The line holding "0.50, 0.44, 0.35, 0.18, 0.07, 0.025, 0.006, 0.0]" is the last one to output; start at the first line of the data, keep every line in between exactly, and leave out pictures.
-- BEGIN DATASET EXTRACT --
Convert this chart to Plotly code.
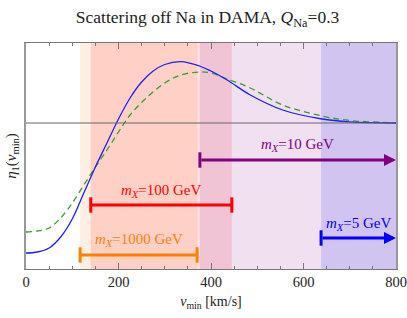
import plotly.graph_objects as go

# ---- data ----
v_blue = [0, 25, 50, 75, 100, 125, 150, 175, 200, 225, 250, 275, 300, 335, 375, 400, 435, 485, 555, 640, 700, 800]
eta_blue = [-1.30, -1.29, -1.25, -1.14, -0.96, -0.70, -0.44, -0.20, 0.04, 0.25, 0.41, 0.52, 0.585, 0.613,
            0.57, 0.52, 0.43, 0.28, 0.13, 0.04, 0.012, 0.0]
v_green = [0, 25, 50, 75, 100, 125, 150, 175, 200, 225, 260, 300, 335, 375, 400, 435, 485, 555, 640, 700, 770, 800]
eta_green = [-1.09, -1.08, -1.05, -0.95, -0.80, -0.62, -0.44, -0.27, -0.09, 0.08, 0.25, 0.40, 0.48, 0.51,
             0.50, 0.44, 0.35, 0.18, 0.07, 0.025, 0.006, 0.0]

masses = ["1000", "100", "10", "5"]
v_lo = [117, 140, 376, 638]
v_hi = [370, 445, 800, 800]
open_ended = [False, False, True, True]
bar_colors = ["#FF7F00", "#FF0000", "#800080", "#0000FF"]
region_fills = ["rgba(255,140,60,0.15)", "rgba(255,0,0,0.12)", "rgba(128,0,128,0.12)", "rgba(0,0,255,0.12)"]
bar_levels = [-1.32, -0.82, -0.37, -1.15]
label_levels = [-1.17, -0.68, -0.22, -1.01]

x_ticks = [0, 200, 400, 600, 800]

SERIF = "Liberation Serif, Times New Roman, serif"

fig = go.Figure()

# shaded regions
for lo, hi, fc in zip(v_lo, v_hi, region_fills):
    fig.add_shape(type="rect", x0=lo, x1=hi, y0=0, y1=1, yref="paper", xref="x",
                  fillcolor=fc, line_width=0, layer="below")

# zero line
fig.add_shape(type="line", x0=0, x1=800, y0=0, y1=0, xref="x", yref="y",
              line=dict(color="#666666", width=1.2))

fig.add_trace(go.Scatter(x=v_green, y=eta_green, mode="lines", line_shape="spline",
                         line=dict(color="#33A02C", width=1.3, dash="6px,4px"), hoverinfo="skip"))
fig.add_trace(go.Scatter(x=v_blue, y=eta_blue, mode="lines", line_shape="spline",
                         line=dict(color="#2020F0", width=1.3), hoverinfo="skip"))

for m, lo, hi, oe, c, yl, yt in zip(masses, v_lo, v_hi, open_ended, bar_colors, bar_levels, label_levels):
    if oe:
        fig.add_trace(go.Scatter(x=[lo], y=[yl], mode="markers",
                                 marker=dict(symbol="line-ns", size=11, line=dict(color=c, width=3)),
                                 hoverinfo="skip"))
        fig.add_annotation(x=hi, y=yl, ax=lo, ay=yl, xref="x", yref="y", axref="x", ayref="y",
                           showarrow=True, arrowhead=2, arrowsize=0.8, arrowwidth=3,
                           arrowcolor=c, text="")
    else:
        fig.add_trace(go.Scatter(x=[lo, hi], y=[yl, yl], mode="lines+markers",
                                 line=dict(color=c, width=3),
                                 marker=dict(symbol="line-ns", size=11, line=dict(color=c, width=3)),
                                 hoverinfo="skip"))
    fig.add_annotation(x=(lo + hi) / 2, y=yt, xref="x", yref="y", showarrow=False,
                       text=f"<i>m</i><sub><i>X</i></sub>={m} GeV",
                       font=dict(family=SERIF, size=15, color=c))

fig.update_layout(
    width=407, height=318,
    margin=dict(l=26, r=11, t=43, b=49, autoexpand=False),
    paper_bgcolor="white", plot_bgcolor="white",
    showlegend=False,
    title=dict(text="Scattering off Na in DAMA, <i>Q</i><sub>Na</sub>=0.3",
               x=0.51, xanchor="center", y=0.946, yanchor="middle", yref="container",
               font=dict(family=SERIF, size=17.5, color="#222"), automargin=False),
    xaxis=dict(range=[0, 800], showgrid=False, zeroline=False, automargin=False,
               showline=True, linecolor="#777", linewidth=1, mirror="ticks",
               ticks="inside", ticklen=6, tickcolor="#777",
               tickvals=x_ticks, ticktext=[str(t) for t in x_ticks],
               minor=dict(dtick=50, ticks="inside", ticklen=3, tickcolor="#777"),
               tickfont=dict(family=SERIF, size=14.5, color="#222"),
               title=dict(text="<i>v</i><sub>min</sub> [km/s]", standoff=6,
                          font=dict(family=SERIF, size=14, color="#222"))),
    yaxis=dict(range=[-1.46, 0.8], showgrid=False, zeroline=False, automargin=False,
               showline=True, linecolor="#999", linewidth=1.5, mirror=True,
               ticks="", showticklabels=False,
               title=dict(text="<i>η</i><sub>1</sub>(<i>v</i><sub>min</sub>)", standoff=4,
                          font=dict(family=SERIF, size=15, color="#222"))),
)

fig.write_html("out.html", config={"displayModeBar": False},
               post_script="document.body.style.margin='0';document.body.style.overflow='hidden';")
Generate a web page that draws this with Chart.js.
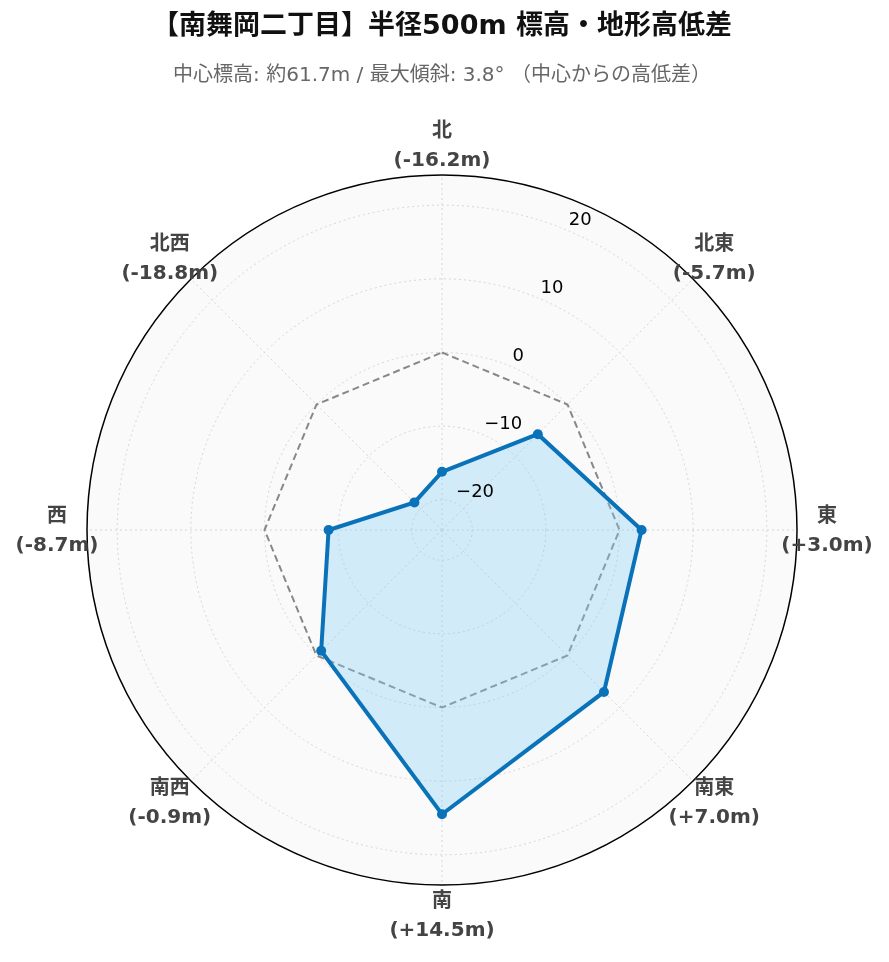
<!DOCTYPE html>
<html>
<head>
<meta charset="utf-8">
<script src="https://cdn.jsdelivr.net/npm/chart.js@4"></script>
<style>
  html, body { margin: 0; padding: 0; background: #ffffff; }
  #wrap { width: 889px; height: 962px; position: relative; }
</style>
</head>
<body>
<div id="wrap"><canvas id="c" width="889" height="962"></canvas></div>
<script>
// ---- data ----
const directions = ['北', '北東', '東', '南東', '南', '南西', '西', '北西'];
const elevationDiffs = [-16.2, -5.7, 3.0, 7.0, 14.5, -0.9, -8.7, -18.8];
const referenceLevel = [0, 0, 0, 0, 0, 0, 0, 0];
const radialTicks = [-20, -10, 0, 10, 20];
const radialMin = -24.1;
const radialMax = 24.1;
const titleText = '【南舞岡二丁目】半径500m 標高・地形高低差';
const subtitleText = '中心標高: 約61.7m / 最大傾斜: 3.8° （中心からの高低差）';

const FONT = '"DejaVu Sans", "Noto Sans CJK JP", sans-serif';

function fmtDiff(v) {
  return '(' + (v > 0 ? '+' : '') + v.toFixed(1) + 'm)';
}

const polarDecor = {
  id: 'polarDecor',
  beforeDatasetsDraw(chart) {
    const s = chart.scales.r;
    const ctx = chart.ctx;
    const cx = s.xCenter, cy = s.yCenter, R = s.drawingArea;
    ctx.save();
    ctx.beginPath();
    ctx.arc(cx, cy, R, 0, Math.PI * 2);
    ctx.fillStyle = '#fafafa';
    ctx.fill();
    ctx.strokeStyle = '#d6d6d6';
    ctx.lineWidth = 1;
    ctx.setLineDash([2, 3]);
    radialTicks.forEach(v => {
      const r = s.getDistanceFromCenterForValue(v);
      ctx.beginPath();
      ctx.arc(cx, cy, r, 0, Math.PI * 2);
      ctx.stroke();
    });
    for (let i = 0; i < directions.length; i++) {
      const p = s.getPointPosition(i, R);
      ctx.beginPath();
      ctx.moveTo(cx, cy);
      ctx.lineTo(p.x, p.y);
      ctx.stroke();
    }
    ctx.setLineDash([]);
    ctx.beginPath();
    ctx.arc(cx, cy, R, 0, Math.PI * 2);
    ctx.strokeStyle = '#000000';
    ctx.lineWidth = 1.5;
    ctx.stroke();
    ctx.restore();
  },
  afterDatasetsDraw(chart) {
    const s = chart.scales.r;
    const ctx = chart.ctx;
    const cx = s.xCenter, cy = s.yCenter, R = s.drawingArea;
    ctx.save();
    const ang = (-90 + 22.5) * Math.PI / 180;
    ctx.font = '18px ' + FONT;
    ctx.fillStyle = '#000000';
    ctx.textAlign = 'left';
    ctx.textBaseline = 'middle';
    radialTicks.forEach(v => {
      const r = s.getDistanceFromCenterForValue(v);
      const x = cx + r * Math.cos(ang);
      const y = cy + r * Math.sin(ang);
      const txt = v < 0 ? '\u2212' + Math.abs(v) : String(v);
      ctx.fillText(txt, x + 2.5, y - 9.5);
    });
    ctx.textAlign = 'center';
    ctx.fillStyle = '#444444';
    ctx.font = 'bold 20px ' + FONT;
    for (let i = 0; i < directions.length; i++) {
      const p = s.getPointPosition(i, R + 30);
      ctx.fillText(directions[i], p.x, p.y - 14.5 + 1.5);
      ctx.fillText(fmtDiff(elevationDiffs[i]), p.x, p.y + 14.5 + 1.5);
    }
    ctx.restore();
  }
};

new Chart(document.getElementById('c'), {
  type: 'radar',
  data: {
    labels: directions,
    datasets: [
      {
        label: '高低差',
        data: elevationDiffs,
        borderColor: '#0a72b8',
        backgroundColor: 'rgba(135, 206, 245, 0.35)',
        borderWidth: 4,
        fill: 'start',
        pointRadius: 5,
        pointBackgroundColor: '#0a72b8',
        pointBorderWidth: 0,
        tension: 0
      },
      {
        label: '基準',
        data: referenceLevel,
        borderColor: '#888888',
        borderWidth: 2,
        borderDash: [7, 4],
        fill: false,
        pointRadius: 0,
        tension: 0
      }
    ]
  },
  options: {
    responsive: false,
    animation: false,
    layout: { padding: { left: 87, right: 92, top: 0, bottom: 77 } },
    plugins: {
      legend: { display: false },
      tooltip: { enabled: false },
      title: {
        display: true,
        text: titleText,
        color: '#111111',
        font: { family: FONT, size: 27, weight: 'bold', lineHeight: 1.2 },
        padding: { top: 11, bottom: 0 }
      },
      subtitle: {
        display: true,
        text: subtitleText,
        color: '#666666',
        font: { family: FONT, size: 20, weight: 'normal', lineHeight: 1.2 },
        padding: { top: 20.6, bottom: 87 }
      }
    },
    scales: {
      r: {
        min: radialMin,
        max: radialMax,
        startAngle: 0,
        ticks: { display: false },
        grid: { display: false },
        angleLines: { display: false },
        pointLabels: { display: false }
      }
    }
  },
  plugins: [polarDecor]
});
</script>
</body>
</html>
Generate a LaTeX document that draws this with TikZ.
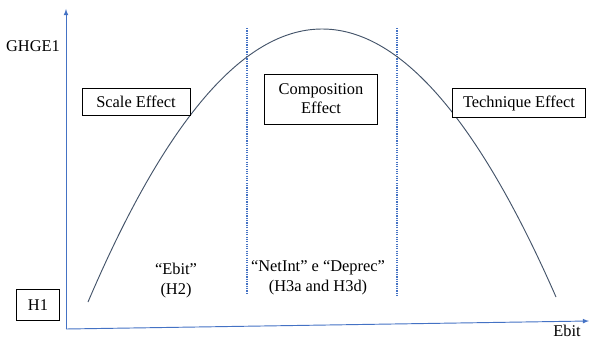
-- END DATASET EXTRACT --
- [EXERCISE RESULT]:
Convert this chart to Plotly code.
import plotly.graph_objects as go

# ---- data ----
v_blue = [0, 25, 50, 75, 100, 125, 150, 175, 200, 225, 250, 275, 300, 335, 375, 400, 435, 485, 555, 640, 700, 800]
eta_blue = [-1.30, -1.29, -1.25, -1.14, -0.96, -0.70, -0.44, -0.20, 0.04, 0.25, 0.41, 0.52, 0.585, 0.613,
            0.57, 0.52, 0.43, 0.28, 0.13, 0.04, 0.012, 0.0]
v_green = [0, 25, 50, 75, 100, 125, 150, 175, 200, 225, 260, 300, 335, 375, 400, 435, 485, 555, 640, 700, 770, 800]
eta_green = [-1.09, -1.08, -1.05, -0.95, -0.80, -0.62, -0.44, -0.27, -0.09, 0.08, 0.25, 0.40, 0.48, 0.51,
             0.50, 0.44, 0.35, 0.18, 0.07, 0.025, 0.006, 0.0]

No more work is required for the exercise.